Hi! Welcome! Our project entails creating a music recommendation website. We are using machine learning to analyze song characteristics and recommend 3-5 songs based on the distance from the original input song.
Final Class Presentation Slides: https://docs.google.com/presentation/d/1TZo__mCa8NzBpShkI-NwvMRpAcpPrwtmxNdxcSG9hXg/edit?usp=sharing
Presentation Slides: https://docs.google.com/presentation/d/1fenD0qLnxMxOIn_bhs8PUaC3YdDqmv0f-JdH6nSpv7U/edit?usp=sharing
Storyboard Slides: https://docs.google.com/presentation/d/1UO--Mb5cc4-dj-lo2UrzN9U1MlOCjZQdRbD1l1JphEc/edit?usp=sharing
Our App: https://findmefm.herokuapp.com/
- Can machine learning predict what songs a user will enjoy based on the audio features of songs they like?
Cleaning and analysing the data will be done using Pandas through Python in Jupyter Notebook.
Our database will be stored and managed in SQL using Postgres.
Using the SciKitLearn Python library we will develop, test, and train our model.
We are using the magnitude formula to determine the magnitude of the features of the input song. The output(s) will be songs with the least distance/difference from the input song. As a control, we will run that testing with random song selection to see if the recommendations of the model are "liked" by users more significantly. Our team will test both recommendation models.
We chose to use the computed magnitude of each song's audio features which were processed with a PCA analysis. Other features like a song's length, date of release, and other non-audio feature's weren't considered. The idea is that the magnitude will place individual songs next to each other when sorted by their magnitude value. This will help to find songs that the user will like. The downfall of this is that a song could have vastly different traits but could end up having similar magnitudes.
As we are calculating magnitude from the features returned from the PCA analysis, no training was necessary.

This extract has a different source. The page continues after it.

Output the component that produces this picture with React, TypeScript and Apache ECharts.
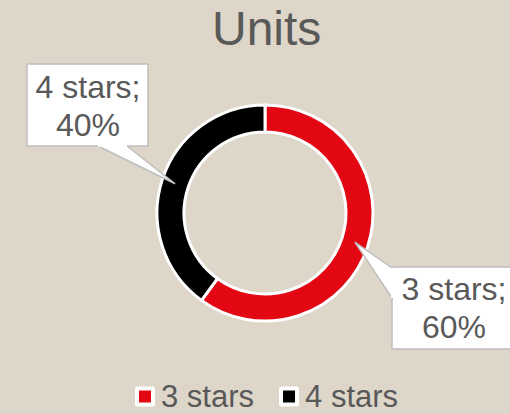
import React, { useEffect, useRef } from "react";
import * as echarts from "echarts";

const categories = ["3 stars", "4 stars"];
const values = [60, 40];
const colors = ["#e30613", "#000000"];
const titleText = "Units";

const FONT = "'Liberation Sans', Arial, sans-serif";
const CX = 265;
const CY = 213;
const R_IN = 81;
const R_OUT = 108;

// label box layouts (position only)
const boxes = [
  { x: 392, y: 267, w: 130, h: 82, tx: 454, ty: 308, base: [[392, 268], [392, 298]] },
  { x: 27, y: 64, w: 121, h: 82, tx: 88, ty: 106, base: [[98, 146], [127, 146]] },
];

export default function App() {
  const ref = useRef<HTMLDivElement>(null);
  useEffect(() => {
    document.body.style.margin = "0";
    const chart = echarts.init(ref.current!, null, { renderer: "svg" });
    const total = values.reduce((a, b) => a + b, 0);
    let cum = 0;
    const graphics: any[] = [];
    values.forEach((v, i) => {
      const mid = ((cum + v / 2) / total) * 2 * Math.PI;
      cum += v;
      const rm = (R_IN + R_OUT) / 2;
      const tip = [CX + rm * Math.sin(mid), CY - rm * Math.cos(mid)];
      const b = boxes[i];
      const pct = Math.round((v / total) * 100);
      graphics.push(
        {
          type: "rect",
          shape: { x: b.x, y: b.y, width: b.w, height: b.h },
          style: { fill: "#ffffff", stroke: "#bfbfbf", lineWidth: 1.5 },
          z: 10,
        },
        {
          type: "polygon",
          shape: { points: [b.base[0], tip, b.base[1]] },
          style: { fill: "#ffffff", stroke: "#bfbfbf", lineWidth: 1.5 },
          z: 11,
        },
        {
          type: "line",
          shape: {
            x1: b.base[0][0],
            y1: b.base[0][1],
            x2: b.base[1][0],
            y2: b.base[1][1],
          },
          style: { stroke: "#ffffff", lineWidth: 2 },
          z: 12,
        },
        {
          type: "text",
          x: b.tx,
          y: b.ty,
          z: 13,
          style: {
            text: `${categories[i]};\n${pct}%`,
            fill: "#595959",
            font: `32px ${FONT}`,
            fontSize: 32,
            fontFamily: FONT,
            lineHeight: 38,
            align: "center",
            verticalAlign: "middle",
          },
        }
      );
    });

    chart.setOption({
      animation: false,
      backgroundColor: "#ddd6c9",
      title: {
        text: titleText,
        left: 212,
        top: 0,
        padding: 0,
        textStyle: { fontSize: 48, lineHeight: 56, fontWeight: "normal", color: "#595959", fontFamily: FONT },
      },
      legend: {
        data: categories,
        left: 135,
        top: 381,
        padding: 0,
        itemWidth: 16,
        itemHeight: 16,
        itemGap: 25,
        icon: "rect",
        itemStyle: { borderColor: "#ffffff", borderWidth: 4 },
        textStyle: { fontSize: 31, lineHeight: 30, color: "#595959", fontFamily: FONT, padding: [0, 0, 0, 3] },
      },
      graphic: graphics,
      series: [
        {
          type: "pie",
          center: [CX, CY],
          radius: [R_IN, R_OUT],
          startAngle: 90,
          clockwise: true,
          label: { show: false },
          labelLine: { show: false },
          emphasis: { disabled: true },
          itemStyle: { borderColor: "#ffffff", borderWidth: 3 },
          data: categories.map((c, i) => ({
            name: c,
            value: values[i],
            itemStyle: { color: colors[i] },
          })),
        },
      ],
    });
    return () => chart.dispose();
  }, []);
  return <div ref={ref} style={{ width: 510, height: 414 }} />;
}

However, what will be changed is tweaking each feature's coefficients when calculating the magnitude for each song.
We are using Tableau build visualizations and Flask to deploy our model through an interactive dashboard using Python and HTML. Heroku will be used for app hosting.
Our primary data source is the Kaggle dataset titled Spotify Dataset 1922-2021, ~600k Tracks which contains information and audio feature measurements fon tracks and artists obtained using the Spotify API.
- Can we predict an artist's most popular song based on audio elements?
- Can we predict the most popular song off an album based on audio elements?
- Can we use audio elements to predict a song a listener would like?
- Can we use audio elements of an artist to predict another artist a listener would like?